I also particularly welcome the Chancellor’s focus on what he called “the makers”, who are an important part of our economy. The right hon. Member for Tottenham (Mr Lammy) said that we should do more to support and stimulate the creative economy, but we have done a huge amount. The Chancellor confirmed today that the European Commission has approved the production tax credits that were announced in the previous Budget for the video games industry, high-end TV production and drama and the animation sector. Those policies are now bringing investment into this country and into a rapidly growing industry. The film and television sector in this country is booming and sustains a large number of jobs across the creative sector, not just those employed in it directly. The Chancellor was absolutely right to say that he wanted to extend those production tax credits to theatre, including regional and touring theatre.
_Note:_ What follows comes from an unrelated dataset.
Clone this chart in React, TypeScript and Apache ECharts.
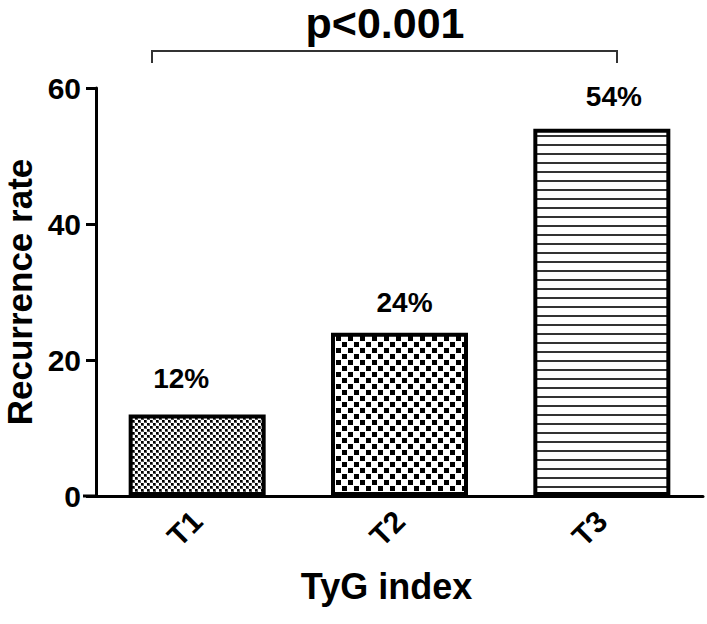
import React, { useEffect, useRef } from "react";
import * as echarts from "echarts";

const categories = ["T1", "T2", "T3"];
const values = [12, 24, 54];
const yTicks = [0, 20, 40, 60];
const pValueText = "p<0.001";
const xName = "TyG index";
const yName = "Recurrence rate";

const FONT = "'Liberation Sans', Arial, Helvetica, sans-serif";

function makePattern(kind: number) {
  const c = document.createElement("canvas");
  let w = 6, h = 6;
  if (kind === 1) { w = 12; h = 12; }
  if (kind === 2) { w = 9; h = 9; }
  c.width = w; c.height = h;
  const ctx = c.getContext("2d")!;
  ctx.fillStyle = "#ffffff";
  ctx.fillRect(0, 0, w, h);
  if (kind === 0) {
    ctx.fillStyle = "#000";
    ctx.fillRect(0, 0, 2, 2);
    ctx.fillRect(3, 3, 2, 2);
    ctx.fillStyle = "#555";
    ctx.fillRect(2, 0, 1, 2);
    ctx.fillRect(0, 2, 3, 1);
    ctx.fillRect(5, 3, 1, 2);
    ctx.fillRect(3, 5, 3, 1);
  } else if (kind === 1) {
    ctx.fillStyle = "#000";
    ctx.fillRect(0, 0, 5, 5);
    ctx.fillRect(6, 6, 5, 5);
  } else {
    ctx.fillStyle = "#333";
    ctx.fillRect(0, 0, w, 2);
  }
  return { image: c.toDataURL(), repeat: "repeat", imageWidth: w, imageHeight: h };
}

const labelOffsets = [[-16, -4], [5, 2], [12, 0]];

export default function App() {
  const ref = useRef<HTMLDivElement>(null);
  useEffect(() => {
    if (!ref.current) return;
    const chart = echarts.init(ref.current, null, { renderer: "svg" });
    const patterns = [makePattern(0), makePattern(1), makePattern(2)];
    chart.setOption({
      animation: false,
      backgroundColor: "#ffffff",
      grid: { left: 96, right: 4, top: 88, bottom: 128, containLabel: false, outerBoundsMode: "none" },
      xAxis: {
        type: "category",
        data: categories,
        name: xName,
        nameLocation: "middle",
        nameGap: 72,
        nameTextStyle: { fontFamily: FONT, fontWeight: "bold", fontSize: 36, color: "#000", padding: [0, 26, 0, 0] },
        axisLine: { lineStyle: { color: "#000", width: 3 } },
        axisTick: { alignWithLabel: true, length: 10, lineStyle: { color: "#000", width: 3 } },
        axisLabel: { rotate: 45, margin: 20, fontFamily: FONT, fontWeight: "bold", fontSize: 30, color: "#000" },
      },
      yAxis: {
        type: "value",
        min: 0,
        max: yTicks[yTicks.length - 1],
        interval: yTicks[1] - yTicks[0],
        name: yName,
        nameLocation: "middle",
        nameRotate: 90,
        nameGap: 52,
        nameTextStyle: { fontFamily: FONT, fontWeight: "bold", fontSize: 35, color: "#000" },
        splitLine: { show: false },
        axisLine: { show: true, lineStyle: { color: "#000", width: 3 } },
        axisTick: { show: true, length: 10, lineStyle: { color: "#000", width: 3 } },
        axisLabel: { margin: 15, fontFamily: FONT, fontWeight: "bold", fontSize: 30, color: "#000" },
      },
      series: [
        {
          type: "bar",
          barWidth: 137,
          data: values.map((v, i) => ({
            value: v,
            itemStyle: { color: patterns[i], borderColor: "#000", borderWidth: 4 },
            label: { offset: labelOffsets[i] },
          })),
          label: {
            show: true,
            position: "top",
            distance: 18,
            formatter: "{c}%",
            fontFamily: FONT,
            fontWeight: "bold",
            fontSize: 28,
            color: "#000",
          },
        },
      ],
      graphic: [
        { type: "line", shape: { x1: 83, y1: 496, x2: 97, y2: 496 }, style: { stroke: "#000", lineWidth: 3 } },
        {
          type: "polyline",
          shape: { points: [[152, 63], [152, 51], [617, 51], [617, 63]] },
          style: { stroke: "#333", lineWidth: 2, fill: null },
        },
        {
          type: "text",
          x: 385,
          y: 23,
          style: {
            text: pValueText,
            fontFamily: FONT,
            fontWeight: "bold",
            fontSize: 43,
            fill: "#000",
            textAlign: "center",
            textVerticalAlign: "middle",
          },
        },
      ],
    });
    return () => chart.dispose();
  }, []);
  return <div ref={ref} style={{ width: 707, height: 624, position: "absolute", left: 0, top: 0 }} />;
}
I know that many people in the drinks industry, as well as drinkers, will welcome the cut in beer duty and the freeze on whisky duty. Last week, I met some winemakers at Chapel Down in Kent, who work in an important and growing area of the UK drinks industry. I am sure that they will welcome the scrapping of the duty escalator, but what was more important to them in today’s Budget were the incentives to invest in the growth and development of their business. They are much more concerned about growing and expanding their market overseas, so they will hugely welcome the increase in export finance from the Government to £3 billion and the £500,000 annual investment allowance for businesses, as they invest in the future success of their business.
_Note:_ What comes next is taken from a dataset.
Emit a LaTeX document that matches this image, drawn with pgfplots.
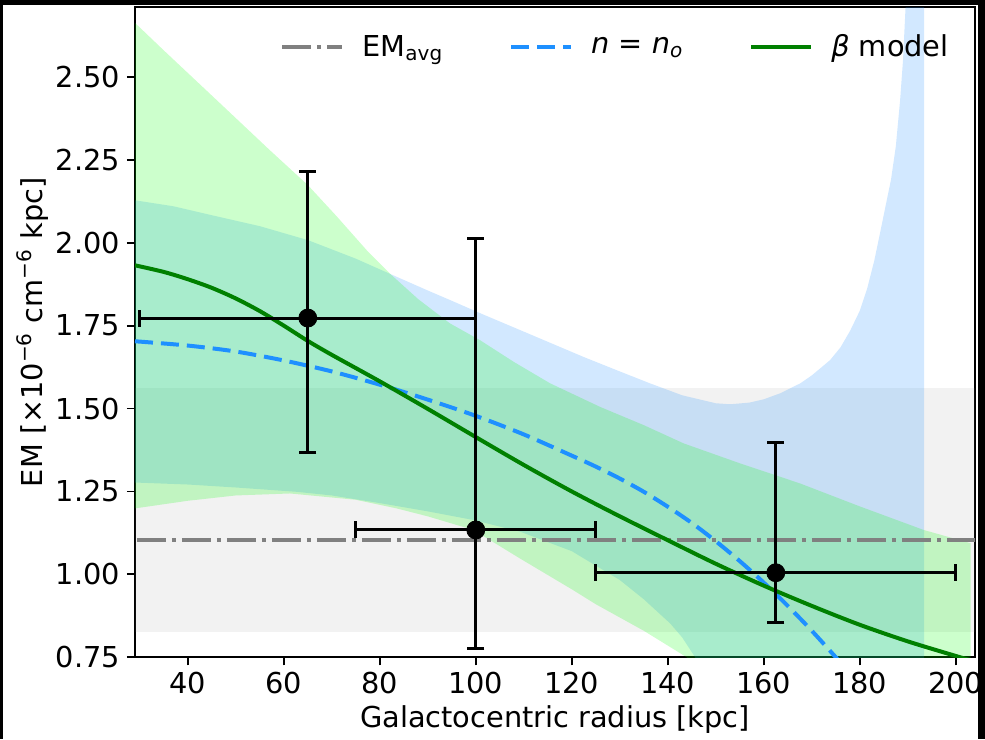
\documentclass[border=0pt]{standalone}
\usepackage{fontspec}
\setmainfont{DejaVu Sans}
\usepackage{pgfplots}
\pgfplotsset{compat=1.18}
\usetikzlibrary{backgrounds}

\definecolor{lime}{RGB}{0,255,0}
\definecolor{dodger}{RGB}{30,144,255}
\definecolor{mplgreen}{RGB}{0,128,0}
\definecolor{mplgray}{RGB}{128,128,128}

\newcommand{\fs}{\fontsize{14.4}{17}\selectfont}

\begin{document}
\begin{tikzpicture}
\begin{axis}[
    name=ax,
    scale only axis,
    width=420pt, height=325pt,
    xmin=29, xmax=204, ymin=0.75, ymax=2.71,
    xtick={40,60,...,200},
    ytick={0.75,1.00,1.25,1.50,1.75,2.00,2.25,2.50},
    yticklabel style={/pgf/number format/.cd, fixed, fixed zerofill, precision=2},
    /pgf/number format/assume math mode=true,
    tick label style={font=\fs},
    label style={font=\fs},
    tick pos=left,
    tick align=outside,
    major tick length=4pt,
    tick style={black, line width=0.9pt},
    axis line style={black, line width=0.9pt},
    xlabel={Galactocentric radius [kpc]},
    ylabel={EM [×10\textsuperscript{−6} cm\textsuperscript{−6} kpc]},
    xlabel style={at={(axis description cs:0.5,-0.0965)}, anchor=center},
    ylabel style={at={(axis description cs:-0.122,0.5)}, anchor=center},
    legend columns=3,
    legend style={draw=none, fill=none, font=\fs,
        at={(rel axis cs:0.981,0.971)}, anchor=north east,
        /tikz/every even column/.append style={column sep=31pt}},
    legend image code/.code={\draw[#1] (0pt,0pt) -- (30pt,0pt); \path (37pt,0pt);},
]

% grey band
\addplot[draw=none, fill=mplgray, fill opacity=0.1, forget plot]
  coordinates {(20,0.826) (210,0.826) (210,1.561) (20,1.561)} -- cycle;

% n = n_o band
\addplot[draw=none, fill=dodger, fill opacity=0.2, forget plot] coordinates {
 (29,2.128) (37,2.110) (45,2.083) (55,2.050) (65,2.008) (75,1.952) (82,1.907)
 (90,1.856) (95,1.825) (101,1.787) (110,1.732) (122.4,1.656) (130,1.612)
 (136.3,1.576) (143,1.540) (150,1.516) (153,1.513) (157,1.518) (160,1.528)
 (163.4,1.546) (167.6,1.576) (170,1.600) (173.8,1.646) (176,1.685)
 (178,1.735) (180,1.795) (181.5,1.860) (183,1.945) (184.2,2.028)
 (185.5,2.120) (186.5,2.190) (187.5,2.290) (188.4,2.430) (189,2.550)
 (189.5,2.700) (190.3,2.950) (191.5,3.300) (193.4,4.000)
 (193.4,0.5) (150,0.5) (147,0.70) (145.7,0.75) (143,0.81) (140.5,0.852)
 (135,0.925) (130,0.983) (120,1.070) (109.2,1.129) (99.5,1.164) (90,1.190)
 (80,1.215) (70,1.238) (62.7,1.249) (50,1.262) (40,1.271) (29,1.277)
} -- cycle;

% beta model band
\addplot[draw=none, fill=lime, fill opacity=0.2, forget plot] coordinates {
 (29,2.663) (35,2.580) (45,2.444) (57.1,2.279) (65,2.174) (71,2.080)
 (77.3,1.977) (82.1,1.907) (88,1.830) (94.6,1.757) (100.9,1.706) (108,1.640)
 (115.5,1.576) (125.9,1.505) (135,1.450) (143.3,1.395) (155,1.335)
 (167.6,1.274) (180,1.205) (193.3,1.134) (203.1,1.094)
 (203.1,0.5) (150,0.5) (146,0.70) (143.95,0.75) (135,0.83) (125,0.91)
 (120,0.955) (109.2,1.048) (99.5,1.134) (90,1.175) (83.5,1.199) (75,1.225)
 (61.3,1.244) (50,1.238) (40,1.222) (29,1.199)
} -- cycle;

% EM average
\addplot[mplgray, line width=2pt, dash pattern=on 14.5pt off 3pt on 2pt off 3pt]
  coordinates {(20,1.1035) (210,1.1035)};
\addlegendentry{EM\textsubscript{avg}}

% n = n_o
\addplot[dodger, line width=2pt, dash pattern=on 9pt off 4pt, smooth] coordinates {
 (29,1.703) (40,1.690) (50,1.672) (60,1.645) (70,1.612) (80,1.572) (90,1.527)
 (100,1.478) (110,1.422) (120,1.358) (125,1.325) (130,1.289) (135,1.249)
 (140,1.204) (145,1.155) (150,1.100) (155,1.040) (160,0.975) (165,0.905)
 (170,0.830) (175,0.750) (177,0.717)
};
\addlegendentry{\textit{n} = \textit{n}\textsubscript{\textit{o}}}

% beta model
\addplot[mplgreen, line width=2pt, smooth] coordinates {
 (29,1.932) (35,1.912) (40,1.890) (45,1.864) (50,1.832) (55,1.794) (60,1.750)
 (65,1.704) (70,1.662) (80,1.582) (90,1.499) (100,1.414) (110,1.330)
 (120,1.250) (130,1.175) (140,1.103) (150,1.032) (160,0.966) (170,0.905)
 (180,0.848) (190,0.798) (200,0.754) (204,0.737)
};
\addlegendentry{\textit{β} model}

% data points
\addplot[black, only marks, mark=*, mark size=4.5pt, forget plot,
  error bars/.cd, x dir=both, x explicit, y dir=both, y explicit,
  error bar style={line width=1.5pt, black},
  error mark options={rotate=90, line width=1.5pt, black, mark size=4.25pt}]
  coordinates {
  (65,1.773)    += (35,0.443)   -= (35,0.405)
  (100,1.134)   += (25,0.879)   -= (25,0.357)
  (162.5,1.005) += (37.5,0.392) -= (37.5,0.151)
};
\end{axis}

\begin{scope}[on background layer]
\fill[black] ([shift={(-67.5pt,-40.85pt)}]ax.south west) rectangle ([shift={(425pt,328.65pt)}]ax.south west);
\fill[white] ([shift={(-66pt,-40.85pt)}]ax.south west) rectangle ([shift={(421.5pt,326.15pt)}]ax.south west);
\end{scope}
\pgfresetboundingbox
\path[use as bounding box] ([shift={(-67.5pt,-40.85pt)}]ax.south west) rectangle ([shift={(425pt,328.65pt)}]ax.south west);
\end{tikzpicture}
\end{document}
I wish briefly to mention savers. Many people in my constituency will have been delighted to hear what the Chancellor said today. For a long time, it has been a bugbear of many people approaching retirement that annuities have been poor value, and they have resented being forced into taking out a poor product that they did not want. They now have more freedom. I know that many older people who rely on savings income have been concerned that they have not been able to get the returns that they would like, because banks’ interest rates have been low and the range of products has been limited. The creation of new bonds that will be available to pensioners, with returns of up to 4%, will lead to a revolution in the savings market in this country, as will the reforms to ISAs. Somebody said earlier that they should now be known as NISAs—new ISAs—which is a nice touch. They will be simpler, and people will be able to save more, which will be—
Exactly.
Like other Members, I greatly welcome the removal of VAT on fuel for air ambulances. Kent, Surrey and Sussex Air Ambulance is a fantastic organisation and has been calling for that change, and it and people across Kent will welcome it.